Infinite expansion and regression. One good reason for pragmatism.

Infinite expansion and regression. One good reason for pragmatism. [I got this from a book I’m reading online about systems analysis:

One anxiety inherent in design methods is the hierarchical nature of complexity. This anxiety moves in two directions, escalation and infinite regression. I will use a story, “The Warning of the Doorknob,” to illustrate the principle of escalation.

This has been my experience in Washington when I had money to give away. If I gave a contract to a designer and said, “The doorknob to my office doesn’t have much imagination, much design content. Will you design me a new doorknob?” He would say “Yes,” and after we establish a price he goes away. A week later he comes back and says, “Mr. Eberhard, I’ve been thinking about that doorknob. First, we ought to ask ourselves whether a doorknob is the best way of opening and closing a door.” I say, “Fine, I believe in imagination, go to it.” He comes back later and says, “You know, I’ve been thinking about your problem, and the only reason you want a doorknob is you presume you want a door to your office. Are you sure that a door is the best way of controlling egress, exit, and privacy?” “No, I’m not sure at all.” “Well I want to worry about that problem.” He comes back a week later and says, “The only reason we have to worry about the aperture problem is that you insist on having four walls around your office. Are you sure that is the best way of organizing this space for the kind of work you do as a bureaucrat?” I say, “No, I’m not sure at all.” Well, this escalates until (and this has literally happened in two contracts, although not through this exact process) our physical designer comes back with a very serious face. “Mr.

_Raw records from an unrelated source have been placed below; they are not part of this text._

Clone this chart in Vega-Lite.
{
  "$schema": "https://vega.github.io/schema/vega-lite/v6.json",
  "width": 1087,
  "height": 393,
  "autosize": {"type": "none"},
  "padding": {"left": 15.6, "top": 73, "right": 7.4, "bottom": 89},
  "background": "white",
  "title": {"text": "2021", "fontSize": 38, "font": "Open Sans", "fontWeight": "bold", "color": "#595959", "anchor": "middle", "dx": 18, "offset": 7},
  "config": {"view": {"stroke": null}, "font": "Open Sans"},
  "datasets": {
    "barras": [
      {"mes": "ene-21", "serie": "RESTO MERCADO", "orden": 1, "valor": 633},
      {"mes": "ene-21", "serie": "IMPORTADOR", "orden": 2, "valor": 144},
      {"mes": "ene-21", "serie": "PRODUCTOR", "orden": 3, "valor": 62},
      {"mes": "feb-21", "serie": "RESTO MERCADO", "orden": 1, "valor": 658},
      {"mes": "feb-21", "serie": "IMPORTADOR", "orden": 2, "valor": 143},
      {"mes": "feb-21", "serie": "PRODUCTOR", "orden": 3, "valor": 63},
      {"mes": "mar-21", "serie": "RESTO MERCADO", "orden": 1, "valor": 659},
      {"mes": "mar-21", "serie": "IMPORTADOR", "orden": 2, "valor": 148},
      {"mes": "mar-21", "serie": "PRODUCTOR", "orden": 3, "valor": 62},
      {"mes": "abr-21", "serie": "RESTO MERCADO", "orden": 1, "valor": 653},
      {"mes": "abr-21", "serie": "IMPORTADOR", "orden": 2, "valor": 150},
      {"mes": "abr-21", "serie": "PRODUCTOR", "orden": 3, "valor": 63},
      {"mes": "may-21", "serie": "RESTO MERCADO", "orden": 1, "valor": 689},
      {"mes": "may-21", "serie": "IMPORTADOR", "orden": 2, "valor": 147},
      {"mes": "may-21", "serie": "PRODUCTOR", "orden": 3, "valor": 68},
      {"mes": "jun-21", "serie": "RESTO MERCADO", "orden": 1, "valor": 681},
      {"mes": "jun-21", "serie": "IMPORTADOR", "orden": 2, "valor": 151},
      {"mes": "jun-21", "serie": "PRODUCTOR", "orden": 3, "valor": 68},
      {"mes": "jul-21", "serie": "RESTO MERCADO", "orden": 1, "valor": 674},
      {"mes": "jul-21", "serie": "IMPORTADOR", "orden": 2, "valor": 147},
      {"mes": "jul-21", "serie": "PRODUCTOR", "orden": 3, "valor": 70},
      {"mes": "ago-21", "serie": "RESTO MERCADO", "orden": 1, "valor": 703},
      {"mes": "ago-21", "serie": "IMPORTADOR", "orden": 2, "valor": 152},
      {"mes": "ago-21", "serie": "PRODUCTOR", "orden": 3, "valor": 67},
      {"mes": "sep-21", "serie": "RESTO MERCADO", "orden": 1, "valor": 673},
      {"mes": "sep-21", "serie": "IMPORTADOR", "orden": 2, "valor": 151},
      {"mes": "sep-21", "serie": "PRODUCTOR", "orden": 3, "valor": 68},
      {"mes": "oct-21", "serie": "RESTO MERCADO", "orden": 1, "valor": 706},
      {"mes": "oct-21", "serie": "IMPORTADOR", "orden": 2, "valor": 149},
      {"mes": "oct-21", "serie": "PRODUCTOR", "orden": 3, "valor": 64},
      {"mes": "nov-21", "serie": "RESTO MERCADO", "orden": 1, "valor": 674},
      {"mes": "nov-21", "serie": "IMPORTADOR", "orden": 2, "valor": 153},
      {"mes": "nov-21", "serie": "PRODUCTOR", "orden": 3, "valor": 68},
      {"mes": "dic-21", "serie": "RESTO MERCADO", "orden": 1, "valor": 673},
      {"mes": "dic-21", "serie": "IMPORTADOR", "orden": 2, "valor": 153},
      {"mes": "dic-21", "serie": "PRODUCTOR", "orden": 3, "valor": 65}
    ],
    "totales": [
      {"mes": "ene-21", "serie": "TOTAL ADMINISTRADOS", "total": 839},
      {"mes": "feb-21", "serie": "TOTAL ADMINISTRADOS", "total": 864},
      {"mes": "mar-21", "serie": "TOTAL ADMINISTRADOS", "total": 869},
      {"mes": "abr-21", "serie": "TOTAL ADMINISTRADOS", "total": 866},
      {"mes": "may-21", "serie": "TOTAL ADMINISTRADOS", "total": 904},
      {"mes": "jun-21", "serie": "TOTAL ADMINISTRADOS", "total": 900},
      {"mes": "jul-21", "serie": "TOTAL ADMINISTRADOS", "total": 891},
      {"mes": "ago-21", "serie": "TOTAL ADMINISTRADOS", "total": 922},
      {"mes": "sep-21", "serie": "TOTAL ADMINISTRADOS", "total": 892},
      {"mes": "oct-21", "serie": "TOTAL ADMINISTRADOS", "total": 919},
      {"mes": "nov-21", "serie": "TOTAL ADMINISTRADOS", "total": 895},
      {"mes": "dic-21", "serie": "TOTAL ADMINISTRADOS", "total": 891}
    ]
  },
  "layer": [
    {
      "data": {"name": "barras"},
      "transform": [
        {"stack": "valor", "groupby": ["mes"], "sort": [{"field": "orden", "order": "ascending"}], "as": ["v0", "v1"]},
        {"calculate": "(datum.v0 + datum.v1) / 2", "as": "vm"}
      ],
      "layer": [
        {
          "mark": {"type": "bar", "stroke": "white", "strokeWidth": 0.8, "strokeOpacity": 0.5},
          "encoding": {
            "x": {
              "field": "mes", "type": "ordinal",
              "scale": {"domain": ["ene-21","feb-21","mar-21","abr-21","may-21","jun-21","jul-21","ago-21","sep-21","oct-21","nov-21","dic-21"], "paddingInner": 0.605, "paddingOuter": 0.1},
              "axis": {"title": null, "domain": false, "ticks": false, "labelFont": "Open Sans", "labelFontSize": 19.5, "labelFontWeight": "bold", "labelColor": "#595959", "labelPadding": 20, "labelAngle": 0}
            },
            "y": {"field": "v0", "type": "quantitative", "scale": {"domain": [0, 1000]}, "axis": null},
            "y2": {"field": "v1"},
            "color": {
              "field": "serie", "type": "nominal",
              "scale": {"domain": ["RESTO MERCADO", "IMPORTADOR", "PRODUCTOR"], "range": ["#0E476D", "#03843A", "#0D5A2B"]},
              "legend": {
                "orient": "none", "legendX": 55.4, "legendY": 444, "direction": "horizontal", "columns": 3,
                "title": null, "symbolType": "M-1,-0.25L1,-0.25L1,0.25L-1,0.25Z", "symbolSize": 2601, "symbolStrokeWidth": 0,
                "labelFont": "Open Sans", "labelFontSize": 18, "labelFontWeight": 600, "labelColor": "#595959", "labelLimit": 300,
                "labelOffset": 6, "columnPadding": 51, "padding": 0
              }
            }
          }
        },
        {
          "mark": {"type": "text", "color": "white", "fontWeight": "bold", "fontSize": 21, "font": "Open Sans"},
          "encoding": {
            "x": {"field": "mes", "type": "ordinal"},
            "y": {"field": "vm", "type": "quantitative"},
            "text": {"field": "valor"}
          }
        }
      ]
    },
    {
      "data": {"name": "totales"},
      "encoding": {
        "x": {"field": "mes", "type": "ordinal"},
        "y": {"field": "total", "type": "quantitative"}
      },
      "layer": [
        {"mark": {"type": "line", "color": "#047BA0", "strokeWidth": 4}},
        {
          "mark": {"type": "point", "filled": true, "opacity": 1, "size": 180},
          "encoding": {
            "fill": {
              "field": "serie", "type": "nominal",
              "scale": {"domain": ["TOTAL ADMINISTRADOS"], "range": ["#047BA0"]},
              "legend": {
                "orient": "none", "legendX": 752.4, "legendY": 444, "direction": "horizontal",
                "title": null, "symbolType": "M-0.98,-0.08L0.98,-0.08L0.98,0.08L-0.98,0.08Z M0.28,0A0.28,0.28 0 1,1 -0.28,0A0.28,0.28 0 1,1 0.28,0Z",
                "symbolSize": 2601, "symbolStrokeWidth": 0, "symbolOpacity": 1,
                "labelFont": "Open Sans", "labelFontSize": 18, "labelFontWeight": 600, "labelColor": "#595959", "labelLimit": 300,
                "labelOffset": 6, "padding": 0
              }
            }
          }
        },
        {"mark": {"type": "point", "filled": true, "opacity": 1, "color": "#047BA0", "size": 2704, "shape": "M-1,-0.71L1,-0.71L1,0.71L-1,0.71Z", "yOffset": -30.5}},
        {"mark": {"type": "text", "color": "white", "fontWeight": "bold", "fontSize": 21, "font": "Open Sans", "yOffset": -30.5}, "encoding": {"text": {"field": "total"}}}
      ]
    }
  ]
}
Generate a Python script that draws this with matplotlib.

Eberhard, we have to decide whether capitalistic democracy is the best way to organize our country before I can possibly attack your problem.”

On the other hand is the problem of infinite regression. If this man faced with the design of the doorknob had say, “Wait. Before I worry about the doorknob, I want to study the shape of man’s hand and what man is capable of doing with it,” I would say, “Fine.” He would come back and say, “The more I thought about it, there’s a fit problem. What I want to study first is how metal is formed, what the technologies are for making things with metal in order that I can know what the real parameters are for fitting the hand.” “Fine.” But then he says, “You know I’ve been looking at metal-forming and it all depends on metallurgical properties. I really want to spend three or four months looking at metallurgy so that I can understand the problem better.” “Fine.” After three months, he’ll come back and say, “Mr. Eberhard, the more I look at metallurgy, the more I realize that it is atomic structure that’s really at the heart of this problem.” And so, our physical designer is in atomic physics from the doorknob. That is one of our anxieties, the hierarchical nature of complexity.